ElasticSearch:URL的聚合不断分割字段

时间:2015-10-07 20:38:40

标签: elasticsearch

我试图编写一个弹性搜索查询,将所有博客分组到相同的博客域(wordpress.com,blog.com等)。这就是我的查询的样子:

{
    "engagements": [
        "blogs"
    ],
    "query": {
        "query": {
            "filtered": {
                "query": {
                    "match_all": {}
                },
                "filter": {
                    "bool": {
                        "must": [
                            {
                                "range": {
                                    "weight": {
                                        "gte": 120,
                                        "lte": 150
                                    }
                                }
                            }
                        ]
                    }
                }
            }
        },
        "facets": {
            "my_facet": {
                "terms": {
                    "field": "blog_domain" <-------------------------------------
                }
            }
        }
    },
    "api": "_search"
}

然而,它正在归还:

{
    "took": 5,
    "timed_out": false,
    "_shards": {
        "total": 5,
        "successful": 5,
        "failed": 0
    },
    "hits": {
        "total": 3,
        "max_score": 1,
        "hits": [
            ...
        ]
    },
    "facets": {
        "my_facet": {
            "_type": "terms",
            "missing": 0,
            "total": 21,
            "other": 3,
            "terms": [
                {
                    "term": "http",
                    "count": 3
                },
                {
                    "term": "noblepig.com",
                    "count": 2
                },
                {
                    "term": "hawaiian",
                    "count": 2
                },
                {
                    "term": "dream",
                    "count": 2
                },
                {
                    "term": "dessert",
                    "count": 2
                },
                {
                    "term": "2015",
                    "count": 2
                },
                {
                    "term": "05",
                    "count": 2
                },
                {
                    "term": "www.bt",
                    "count": 1
                },
                {
                    "term": "photos",
                    "count": 1
                },
                {
                    "term": "images.net",
                    "count": 1
                }
            ]
        }
    }
}

这不是我想要的。 现在我的数据库有三条记录:

"http://www.bt-images.net/8-cute-photos-cats/", 

"http://noblepig.com/2015/05/hawaiian-dream-dessert/", 

"http://noblepig.com/2015/05/hawaiian-dream-dessert/"

我希望它返回类似的内容:

    "facets": {
        "my_facet": {
            "_type": "terms",
            "missing": 0,
            "total": 21,
            "other": 3,
            "terms": [
                {
                    "term": "http://noblepig.com/2015/05/hawaiian-dream-dessert/",
                    "count": 2
                },
                {
                    "term": "http://www.bt-images.net/8-cute-photos-cats/",
                    "count": 1
                },

我该怎么做?我查了一下,看到人们推荐mappings,但我不知道在这个查询中把它放在哪里,我的表有1亿条记录,所以为时已晚。
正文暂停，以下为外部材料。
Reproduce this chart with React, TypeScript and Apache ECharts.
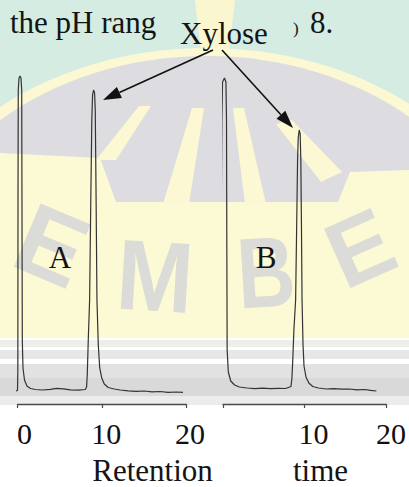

如果您有建议,可以粘贴整个查询吗?

使用aggs

时会发生同样的情况
{
    "engagements": [
        "blogs"
    ],
    "query": {
        "query": {
            "filtered": {
                "query": {
                    "match_all": {}
                },
                "filter": {
                    "bool": {
                        "must": [
                            {
                                "range": {
                                    "weight": {
                                        "gte": 13,
                                        "lte": 75
                                    }
                                }
                            }
                        ]
                    }
                }
            }
        },
        "aggs": {
            "blah": {
                "terms": {
                    "field": "blog_domain"
                }
            }
        }
    },
    "api": "_search"
}

1 个答案:

答案 0 :(得分:3)

执行此操作的正确方法是为该字段设置不同的映射。您可以通过向blog_domain添加子字段来更改路线上的映射,但无法更改已编入索引的文档。映射更改将对新文档生效。

为了提及这一点,您的blog_domain应如下所示:

    "blog_domain": {
      "type": "string",
      "fields": {
        "notAnalyzed": {
          "type": "string",
          "index": "not_analyzed"
        }
      }
    }

意味着它应该有一个子字段(在我的示例中称为notAnalyzed),在您的聚合中,您应该使用blog_domain.notAnalyzed

但是,如果你不想或不能做出这种改变,有一种方法,但我认为它更慢:使用脚本聚合。像这样:

{
  "aggs": {
    "blah": {
      "terms": {
        "script": "_source.blog_domain", 
        "size": 10
      }
    }
  }
}

如果你没有启用它,则需要enable dynamic scripting